Eu tinha visto o "bicho" de Bandeira, ou melhor, os bichos, e desperdicei a chance de registrar aquilo para o mundo. De qualquer forma, a imagem está guardada em mim e me faz pensar em algumas coisas. Não consegui continuar o passeio e segui para casa. Pessoas matam pessoas, eis uma afirmação. Tudo certo, tudo errado. Confesso a você que me matou ontem que sou este ser quase desprezível e imprestável perante o belo e dinâmico e funcional mundo atual. Lagarta que sou, o voo me parece apenas um longínquo desejo.

Acordo e vou aos lugares e você que me matou ontem sabe bem os lugares que visito. Quando iniciei um projeto de vida com você que me matou ontem, quis mostrar a você que sou um ser desprezível ou quase-nada perante o belo e dinâmico e funcional mundo atual. Engraçado como o pensamento toma ares de verdade e consegue alcançar patamares de altura tão elevados. Sem esperar, tinha já eu confabulado preâmbulos também atabalhoados e, por vezes, modulares diante da sua mágica figura que me matou ontem.

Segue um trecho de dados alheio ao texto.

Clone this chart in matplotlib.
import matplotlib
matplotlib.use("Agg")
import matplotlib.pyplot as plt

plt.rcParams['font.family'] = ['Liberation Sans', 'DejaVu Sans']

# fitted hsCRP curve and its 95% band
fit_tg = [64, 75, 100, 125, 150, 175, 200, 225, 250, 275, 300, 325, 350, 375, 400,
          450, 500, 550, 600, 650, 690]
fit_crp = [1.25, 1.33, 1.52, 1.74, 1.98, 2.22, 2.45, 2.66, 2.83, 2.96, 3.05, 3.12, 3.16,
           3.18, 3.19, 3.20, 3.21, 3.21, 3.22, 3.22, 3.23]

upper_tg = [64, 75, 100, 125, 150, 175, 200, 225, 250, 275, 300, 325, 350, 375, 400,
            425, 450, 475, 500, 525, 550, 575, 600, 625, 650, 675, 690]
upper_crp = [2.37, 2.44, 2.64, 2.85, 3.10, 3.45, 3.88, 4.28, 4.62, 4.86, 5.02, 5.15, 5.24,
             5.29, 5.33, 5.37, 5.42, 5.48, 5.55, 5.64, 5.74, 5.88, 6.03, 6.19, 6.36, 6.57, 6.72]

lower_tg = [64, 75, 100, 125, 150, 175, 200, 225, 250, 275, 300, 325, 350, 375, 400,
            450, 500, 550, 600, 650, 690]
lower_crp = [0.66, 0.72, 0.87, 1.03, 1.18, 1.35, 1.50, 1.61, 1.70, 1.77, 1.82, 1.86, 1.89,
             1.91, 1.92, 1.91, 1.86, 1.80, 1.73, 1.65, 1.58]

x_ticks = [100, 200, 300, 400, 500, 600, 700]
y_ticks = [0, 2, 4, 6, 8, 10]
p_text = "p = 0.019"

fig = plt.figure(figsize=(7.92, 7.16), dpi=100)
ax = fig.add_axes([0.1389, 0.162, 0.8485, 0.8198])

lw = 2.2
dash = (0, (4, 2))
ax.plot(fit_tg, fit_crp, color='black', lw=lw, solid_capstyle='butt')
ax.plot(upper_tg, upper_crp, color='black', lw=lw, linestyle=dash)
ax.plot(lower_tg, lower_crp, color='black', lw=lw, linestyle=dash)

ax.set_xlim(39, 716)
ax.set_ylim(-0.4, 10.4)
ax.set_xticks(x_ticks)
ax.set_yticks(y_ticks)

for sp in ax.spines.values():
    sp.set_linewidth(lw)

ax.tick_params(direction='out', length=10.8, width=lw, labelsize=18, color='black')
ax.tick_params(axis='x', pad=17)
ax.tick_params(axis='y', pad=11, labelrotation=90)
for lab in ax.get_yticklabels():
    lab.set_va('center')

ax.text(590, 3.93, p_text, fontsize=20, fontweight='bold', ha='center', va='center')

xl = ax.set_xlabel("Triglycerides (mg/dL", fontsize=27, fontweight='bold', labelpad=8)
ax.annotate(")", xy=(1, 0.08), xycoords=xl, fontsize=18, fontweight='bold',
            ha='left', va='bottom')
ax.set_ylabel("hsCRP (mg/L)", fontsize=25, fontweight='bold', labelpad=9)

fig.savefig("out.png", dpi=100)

No meu inventário, marquei com um xis a palavra qualquer. Uma palavra que parece ser mais forte que o próprio amor. Mas você me matou ontem e você também sabe que seres desprezíveis ou quase-isso não morrem assim do nada, sem razão menor para que sejam. Esquece-se que sou uma fênix e que minhas flamas não se avulsam assim. Digo a você que me matou ontem que, caso queira matar-me de verdade, basta algumas palavras e te desejarei um belo resto de vida. Corpo morto.

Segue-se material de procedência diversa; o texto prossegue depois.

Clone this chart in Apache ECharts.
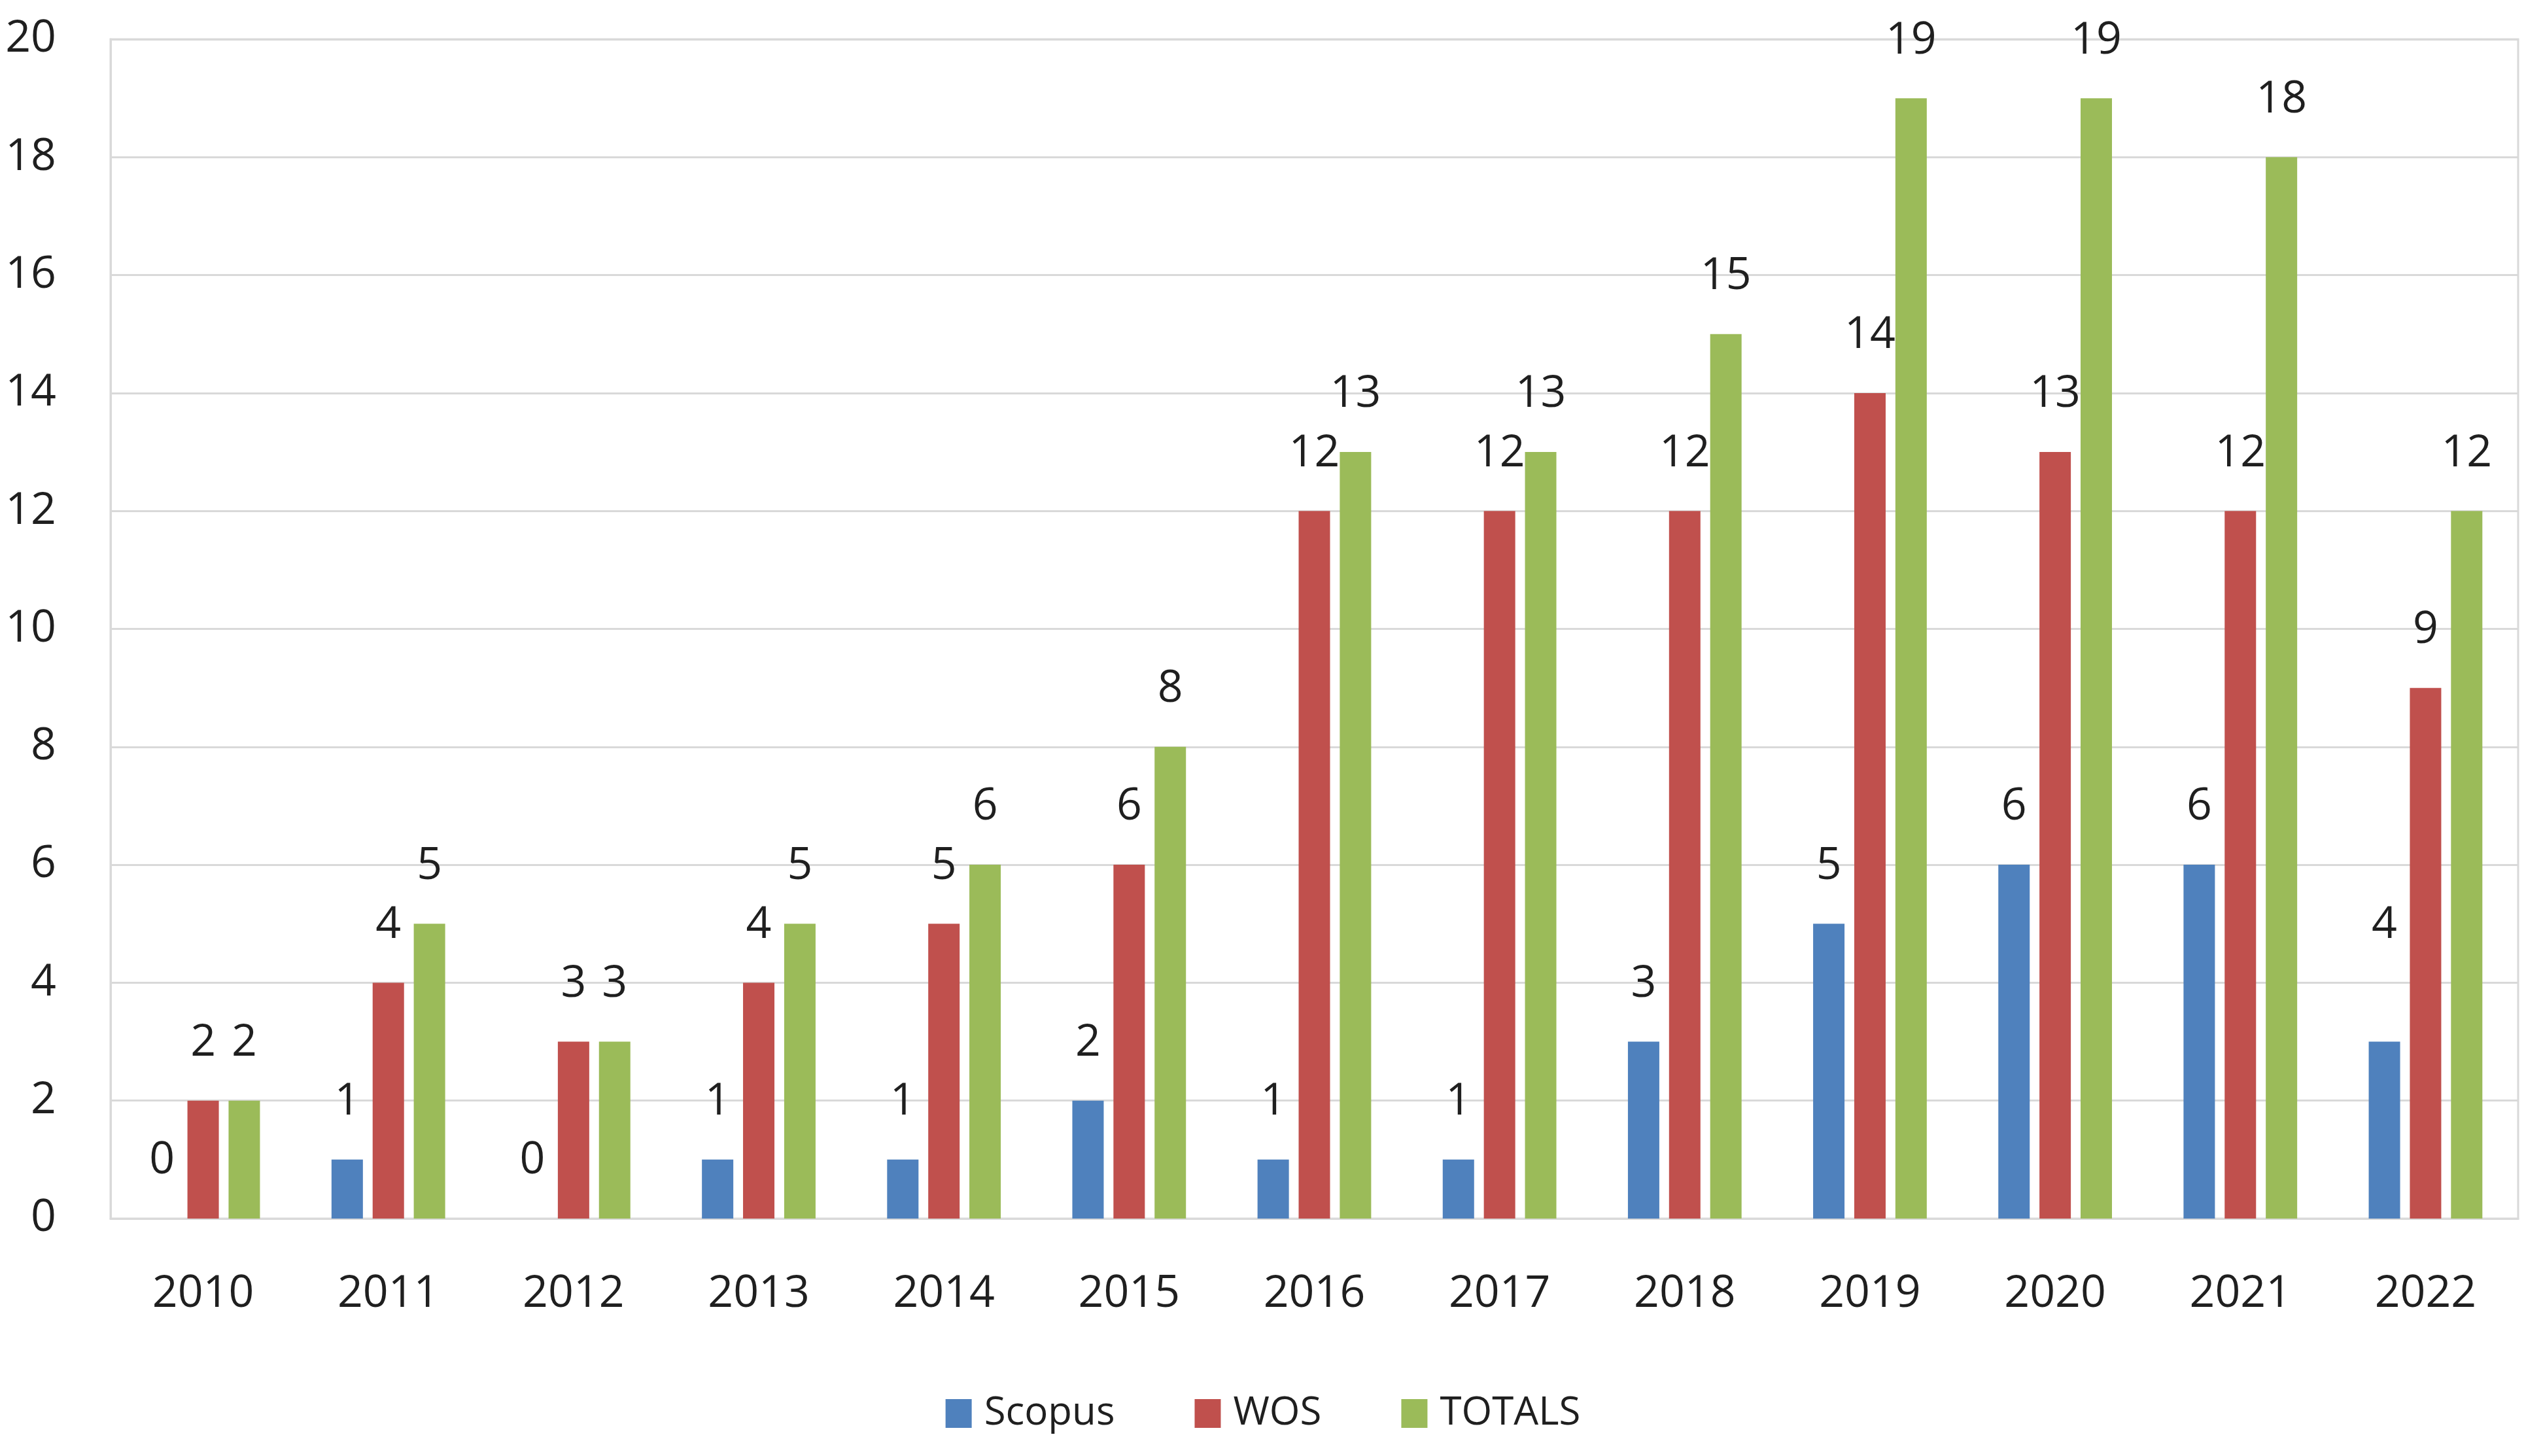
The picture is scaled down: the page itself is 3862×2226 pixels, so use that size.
<!DOCTYPE html>
<html>
<head>
<meta charset="utf-8">
<script src="https://cdn.jsdelivr.net/npm/echarts@6/dist/echarts.min.js"></script>
<style>
  html, body { margin: 0; padding: 0; background: #fff; }
  #chart { width: 3862px; height: 2226px; }
</style>
</head>
<body>
<div id="chart"></div>
<script>
// 数据
var years = ['2010', '2011', '2012', '2013', '2014', '2015', '2016', '2017', '2018', '2019', '2020', '2021', '2022'];
var scopus = [0, 1, 0, 1, 1, 2, 1, 1, 3, 5, 6, 6, 3];
var wos = [2, 4, 3, 4, 5, 6, 12, 12, 12, 14, 13, 12, 9];
var totals = [2, 5, 3, 5, 6, 8, 13, 13, 15, 19, 19, 18, 12];
// labels as printed on the chart (2022 Scopus says 4)
var scopusLabels = [0, 1, 0, 1, 1, 2, 1, 1, 3, 5, 6, 6, 4];
var wosLabels = [2, 4, 3, 4, 5, 6, 12, 12, 12, 14, 13, 12, 9];
var totalsLabels = [2, 5, 3, 5, 6, 8, 13, 13, 15, 19, 19, 18, 12];
var yTicks = { min: 0, max: 20, interval: 2 };

var FONT = 'Open Sans';
var TXT = '#1f1f1f';

var chart = echarts.init(document.getElementById('chart'));

function realBar(name, data, color) {
    return {
        name: name,
        type: 'bar',
        xAxisIndex: 0,
        data: data,
        barWidth: 48,
        barGap: '31%',
        itemStyle: { color: color }
    };
}

// invisible bars on a twin axis, only to carry the value labels
function labelBar(name, data) {
    return {
        name: name + '-label',
        type: 'bar',
        xAxisIndex: 1,
        data: data,
        barWidth: 48,
        barGap: '31%',
        silent: true,
        itemStyle: { color: 'rgba(0,0,0,0)' },
        label: {
            show: true,
            position: 'top',
            distance: 54,
            color: TXT,
            fontFamily: FONT,
            fontSize: 68
        }
    };
}

var option = {
    backgroundColor: '#ffffff',
    animation: false,
    textStyle: { fontFamily: FONT },
    grid: {
        left: 169,
        right: 12,
        top: 60,
        bottom: 363,
        show: true,
        borderColor: '#d9d9d9',
        borderWidth: 3
    },
    legend: {
        data: ['Scopus', 'WOS', 'TOTALS'],
        left: 'center',
        top: 2126,
        itemWidth: 40,
        itemHeight: 44,
        itemGap: 122,
        icon: 'rect',
        textStyle: { color: TXT, fontFamily: FONT, fontSize: 60, padding: [0, 0, 0, 14] }
    },
    xAxis: [{
        type: 'category',
        data: years,
        axisLine: { lineStyle: { color: '#d9d9d9', width: 3 } },
        axisTick: { show: false },
        axisLabel: { color: TXT, fontFamily: FONT, fontSize: 68, margin: 82 }
    }, {
        type: 'category',
        data: years,
        show: false
    }],
    yAxis: {
        type: 'value',
        min: yTicks.min,
        max: yTicks.max,
        interval: yTicks.interval,
        axisLine: { show: true, lineStyle: { color: '#d9d9d9', width: 3 } },
        axisTick: { show: false },
        splitLine: { lineStyle: { color: '#d9d9d9', width: 3 } },
        axisLabel: { color: TXT, fontFamily: FONT, fontSize: 68, margin: 83 }
    },
    series: [
        realBar('Scopus', scopus, '#4f81bd'),
        realBar('WOS', wos, '#c0504d'),
        realBar('TOTALS', totals, '#9bbb59'),
        labelBar('Scopus', scopusLabels),
        labelBar('WOS', wosLabels),
        labelBar('TOTALS', totalsLabels)
    ]
};

chart.setOption(option);
</script>
</body>
</html>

* Imagem: https://www.deviantart.com/oo-rein-oo/art/Some-Dance-To-Forget-409834519

domingo, 23 de setembro de 2018

Se o leitor não vier



Por Germano Xavier


"Escrever é que é o verdadeiro prazer; ser lido é um prazer superficial."
(Virginia Woolf)


mais um texto que nasceu dentro de uma Toca Literária 
(oficina de criação literária liderada por Marcelino Freire)

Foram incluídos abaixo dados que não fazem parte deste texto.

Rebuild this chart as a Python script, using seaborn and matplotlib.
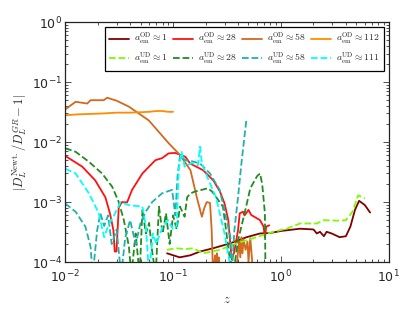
import numpy as np
import pandas as pd
import matplotlib
matplotlib.use("Agg")
import matplotlib.pyplot as plt
import seaborn as sns

# a_em^OD ~ 1
z_od1 = [0.088, 0.1, 0.115, 0.13, 0.145, 0.178, 0.235, 0.337, 0.48, 0.64, 0.79, 1.0,
         1.5, 2.0, 2.15, 2.3, 2.5, 2.65, 2.95, 3.5, 4.0, 4.4, 4.85, 5.3, 6.0, 6.7]
v_od1 = [1.4e-4, 1.3e-4, 1.2e-4, 1.25e-4, 1.3e-4, 1.5e-4, 1.7e-4, 2.05e-4, 2.6e-4, 3.0e-4,
         3.05e-4, 3.3e-4, 3.6e-4, 3.5e-4, 3.0e-4, 3.2e-4, 2.7e-4, 3.2e-4, 3.0e-4, 2.6e-4,
         2.7e-4, 3.9e-4, 7.4e-4, 1.05e-3, 8.9e-4, 6.7e-4]

# a_em^OD ~ 28
z_od28 = [0.01, 0.0144, 0.019, 0.0236, 0.026, 0.028, 0.0288, 0.0299, 0.0314, 0.0337, 0.0375,
          0.0417, 0.052, 0.064, 0.0686, 0.079, 0.091, 0.105, 0.13, 0.144, 0.19, 0.236, 0.272,
          0.30, 0.325, 0.337, 0.35, 0.37, 0.40, 0.415, 0.445, 0.46, 0.50, 0.53, 0.64, 0.69,
          0.71, 0.73, 0.78]
v_od28 = [5.9e-3, 3.9e-3, 2.3e-3, 1.2e-3, 6.5e-4, 3.4e-4, 1.5e-4, 1.5e-4, 8.3e-4, 1.0e-3,
          9.9e-4, 1.6e-3, 3.0e-3, 4.4e-3, 5.0e-3, 5.4e-3, 6.5e-3, 6.6e-3, 5.7e-3, 4.4e-3,
          3.4e-3, 2.3e-3, 1.5e-3, 9.5e-4, 5.0e-4, 2.3e-4, 1.1e-4, 1.5e-4, 3.4e-4, 6.5e-4,
          6.9e-4, 6.0e-4, 7.4e-4, 6.1e-4, 5.0e-4, 3.9e-4, 2.6e-4, 3.9e-4, 4.1e-4]

# a_em^OD ~ 58
z_od58 = [0.01, 0.0125, 0.016, 0.0172, 0.0228, 0.0245, 0.03, 0.039, 0.0596, 0.091, 0.116,
          0.145, 0.166, 0.185, 0.195, 0.205, 0.22, 0.228, 0.235, 0.245, 0.25, 0.255, 0.26,
          0.265, 0.27, 0.3, 0.38, 0.40, 0.41, 0.42, 0.43, 0.44, 0.45, 0.47, 0.49, 0.5, 0.52,
          0.54, 0.55]
v_od58 = [0.035, 0.047, 0.044, 0.05, 0.05, 0.055, 0.049, 0.039, 0.023, 0.0096, 0.0061,
          0.0034, 0.0012, 0.00057, 0.0008, 0.001, 0.00097, 0.00034, 6e-5, 1.3e-4, 5e-5,
          1.4e-4, 6e-5, 1.2e-4, 5e-5, 5e-5, 5e-5, 1.5e-4, 2.2e-4, 1.2e-4, 2.6e-4, 1.4e-4,
          2.4e-4, 1.6e-4, 2.2e-4, 1e-4, 2.5e-4, 1.1e-4, 6e-5]

# a_em^OD ~ 112
z_od112 = [0.01, 0.013, 0.017, 0.022, 0.03, 0.04, 0.05, 0.06, 0.07, 0.08, 0.09, 0.1]
v_od112 = [0.028, 0.029, 0.0295, 0.030, 0.031, 0.031, 0.0315, 0.032, 0.033, 0.033, 0.032, 0.032]

# a_em^UD ~ 1
z_ud1 = [0.088, 0.105, 0.13, 0.154, 0.19, 0.27, 0.39, 0.59, 0.85, 1.13, 1.5, 2.15, 2.5, 3.3,
         4.0, 4.6, 5.2, 6.0]
v_ud1 = [1.6e-4, 1.7e-4, 1.65e-4, 1.7e-4, 1.4e-4, 1.6e-4, 2.05e-4, 2.6e-4, 3.2e-4, 3.6e-4,
         4.4e-4, 4.4e-4, 5.0e-4, 4.9e-4, 5.0e-4, 6.9e-4, 1.3e-3, 1.15e-3]

# a_em^UD ~ 28
z_ud28 = [0.01, 0.0125, 0.0166, 0.022, 0.0273, 0.0314, 0.035, 0.039, 0.041, 0.045, 0.049,
          0.052, 0.056, 0.06, 0.064, 0.069, 0.074, 0.08, 0.086, 0.093, 0.1, 0.108, 0.116,
          0.128, 0.135, 0.145, 0.16, 0.21, 0.23, 0.29, 0.31, 0.33, 0.36, 0.40, 0.46, 0.52,
          0.60, 0.64, 0.67, 0.71, 0.72]
v_ud28 = [7.9e-3, 6.9e-3, 4.7e-3, 3.0e-3, 1.8e-3, 1.0e-3, 5e-4, 1.8e-4, 6e-5, 3e-4, 6e-5,
          7.4e-4, 3e-4, 4.5e-4, 1.5e-4, 6e-5, 8.4e-4, 3e-4, 6.5e-4, 2e-4, 6e-4, 3.5e-4,
          8.4e-4, 5.7e-4, 1.2e-3, 1.4e-3, 1.5e-3, 1.7e-3, 1.5e-3, 8.4e-4, 3.4e-4, 1.4e-4,
          6e-5, 2.3e-4, 6.5e-4, 1.7e-3, 2.7e-3, 3.0e-3, 2.0e-3, 6.5e-4, 5e-5]

# a_em^UD ~ 58
z_ud58 = [0.01, 0.0125, 0.0154, 0.0172, 0.018, 0.0198, 0.0212, 0.023, 0.025, 0.027, 0.03,
          0.033, 0.036, 0.04, 0.045, 0.05, 0.056, 0.064, 0.079, 0.098, 0.105, 0.11, 0.116,
          0.13, 0.15, 0.178, 0.22, 0.27, 0.30, 0.34, 0.35, 0.37, 0.40, 0.43, 0.48]
v_ud58 = [9.5e-4, 6.9e-4, 3.9e-4, 1.8e-4, 6e-5, 3.4e-4, 6.5e-4, 4e-4, 6e-4, 2e-4, 3.5e-4,
          6e-5, 2.5e-4, 5e-4, 2e-4, 4.5e-4, 7e-4, 1.0e-3, 1.4e-3, 1.6e-3, 6e-4, 2.7e-3,
          6e-3, 5e-3, 4.8e-3, 4.4e-3, 3.0e-3, 1.6e-3, 7.4e-4, 2.6e-4, 6e-5, 3.4e-4, 1.2e-3,
          4.4e-3, 0.025]

# a_em^UD ~ 111
z_ud111 = [0.01, 0.0125, 0.0166, 0.0205, 0.023, 0.025, 0.028, 0.0326, 0.039, 0.052, 0.056,
           0.06, 0.065, 0.07, 0.08, 0.09, 0.1, 0.108, 0.113, 0.12, 0.128, 0.15, 0.17, 0.178,
           0.185, 0.21, 0.25, 0.3, 0.35]
v_ud111 = [3.6e-3, 3.0e-3, 1.4e-3, 6.5e-4, 2.6e-4, 4e-4, 5.7e-4, 1.0e-3, 8.9e-4, 8.4e-4,
           4e-4, 6e-5, 3e-4, 2e-4, 3.9e-4, 5e-4, 3.5e-4, 4e-4, 3.6e-3, 6.9e-3, 3.9e-3,
           4.5e-3, 4.1e-3, 8.4e-3, 4.4e-3, 2.5e-3, 1.2e-3, 3e-4, 6e-5]

series = [
    (z_od1, v_od1, r'$a_{\rm em}^{\rm OD}\approx 1$', '#800000', '-'),
    (z_ud1, v_ud1, r'$a_{\rm em}^{\rm UD}\approx 1$', '#7CFC00', '--'),
    (z_od28, v_od28, r'$a_{\rm em}^{\rm OD}\approx 28$', '#FF1010', '-'),
    (z_ud28, v_ud28, r'$a_{\rm em}^{\rm UD}\approx 28$', '#228B22', '--'),
    (z_od58, v_od58, r'$a_{\rm em}^{\rm OD}\approx 58$', '#D2691E', '-'),
    (z_ud58, v_ud58, r'$a_{\rm em}^{\rm UD}\approx 58$', '#20B2AA', '--'),
    (z_od112, v_od112, r'$a_{\rm em}^{\rm OD}\approx 112$', '#FF8C00', '-'),
    (z_ud111, v_ud111, r'$a_{\rm em}^{\rm UD}\approx 111$', '#00FFFF', '--'),
]

sns.set_style('white')
plt.rcParams['font.family'] = ['DejaVu Sans']
plt.rcParams['mathtext.fontset'] = 'cm'
plt.rcParams['xtick.direction'] = 'in'
plt.rcParams['ytick.direction'] = 'in'

fig = plt.figure(figsize=(4.15, 3.12), dpi=100)
ax = fig.add_axes([0.157, 0.160, 0.780, 0.769])

# solid curves first, dashed ones on top
order = [0, 2, 4, 6, 1, 3, 5, 7]
for i in order:
    z, v, lab, col, ls = series[i]
    df = pd.DataFrame({'z': z, 'v': v})
    sns.lineplot(data=df, x='z', y='v', ax=ax, color=col, linestyle=ls, lw=1.3,
                 label=lab, estimator=None, sort=False)

ax.set_xscale('log')
ax.set_yscale('log')
ax.set_xlim(1e-2, 1e1)
ax.set_ylim(1e-4, 1e0)
ax.set_xlabel(r'$z$', fontsize=9, labelpad=5)
ax.set_ylabel(r'$|D_L^{\rm Newt.}/D_L^{GR}-1|$', fontsize=9, labelpad=2)

ax.tick_params(which='both', bottom=True, left=True, top=True, right=True,
               labelsize=9, width=0.6, color='#333333')
ax.tick_params(axis='x', pad=5)
ax.tick_params(axis='y', pad=2)
ax.tick_params(which='major', length=4)
ax.tick_params(which='minor', length=2)
for sp in ax.spines.values():
    sp.set_color('#222222')
    sp.set_linewidth(0.9)

handles, labels = ax.get_legend_handles_labels()
lab_to_h = dict(zip(labels, handles))
hs = [lab_to_h[s[2]] for s in series]
ls_ = [s[2] for s in series]
leg = ax.legend(hs, ls_, loc='upper right', ncol=4, fontsize=7, frameon=True,
                fancybox=False, edgecolor='black', framealpha=1,
                handlelength=2.0, columnspacing=0.6, handletextpad=0.5,
                borderpad=0.45, labelspacing=0.35, borderaxespad=0.5)
leg.get_frame().set_linewidth(0.9)

fig.savefig('out.png', dpi=100)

Se o leitor não vier, não haverá problema maior. Melhor ainda dizer, se o leitor não vier não haverá problema algum. Não haverá dor nem sentimentalismos exacerbados de minha parte. Se o leitor não vier, o escritor que me habita seguirá tecendo as manhãs em forma de palavras. Se o leitor não vier, o poeta em mim continuará sendo o mesmo poeta que fez com que eu, homem comum que também sou, despertasse para o poder transformador das artes. Não tenho como divisar tal perda, meu nobre amigo. Se o leitor não vier, toda palavra se manterá viva, o verbo conjugará todos os sentidos possíveis e os impossíveis, a humanidade permanecerá a conhecer as diversas faces do bem e do mal. Nada poderei fazer se o leitor não vier. Repito: Nada! O livro, o texto, a narrativa, o enredo, as personagens, lá estarão elas, mais vivas a cada dia, mais esperançosas a cada aurorar. Não tenho o que descrever se o leitor não vier, com sua fome de saber e sua sede curiosa. Se o leitor não vier, essa massa de sensações a qual me junto todas as vezes em que abro os meus olhos fará, como sempre fez, parte do mundo e ele tornará a rodar e rodar e rodar. Se o leitor não vier, o moinho não parará de girar suas pás, muito menos a gangorra encerrará suas descidas e subidas. Nenhuma frequência de prazer oscilará se o leitor não vier um dia. Nada, absolutamente nada será eliminado do meu caminho caso o leitor não apareça. Poderemos sobreviver se o leitor não vier. Poderemos construir elos, reconstituir, conservar, desenvolver, alterar, formar, preservar. Poderemos tudo se o leitor insistir e não vier. Poderemos supor e acabar, adequar novos fins ou meios, ou ao menos admitir alguma fraqueza ou franqueza. A vida continuará difícil para o povo, com dores, decepções e tarefas insolúveis. Se o leitor não vier poderemos até suportar, divergir, insensibilizar. Se o leitor não vier, não haverá discórdia. Vale salientar: se o leitor não vier não haverá violação de nenhuma espécie. Não haverá falta, é bom que se entenda. Se o leitor não vier, enfim, não haverá ganho ou pormenor. Se o leitor não vier, eu teimo e reitero, toda palavra se manterá vivaz e buliçosa, o verbo contará as sortes e os destinos. Minha mão será minha espada no tempo e sangue verterá ao sol se o leitor não vier. Como sempre, para mim. E a respeito disso nada poderei fazer. Repito: Nada!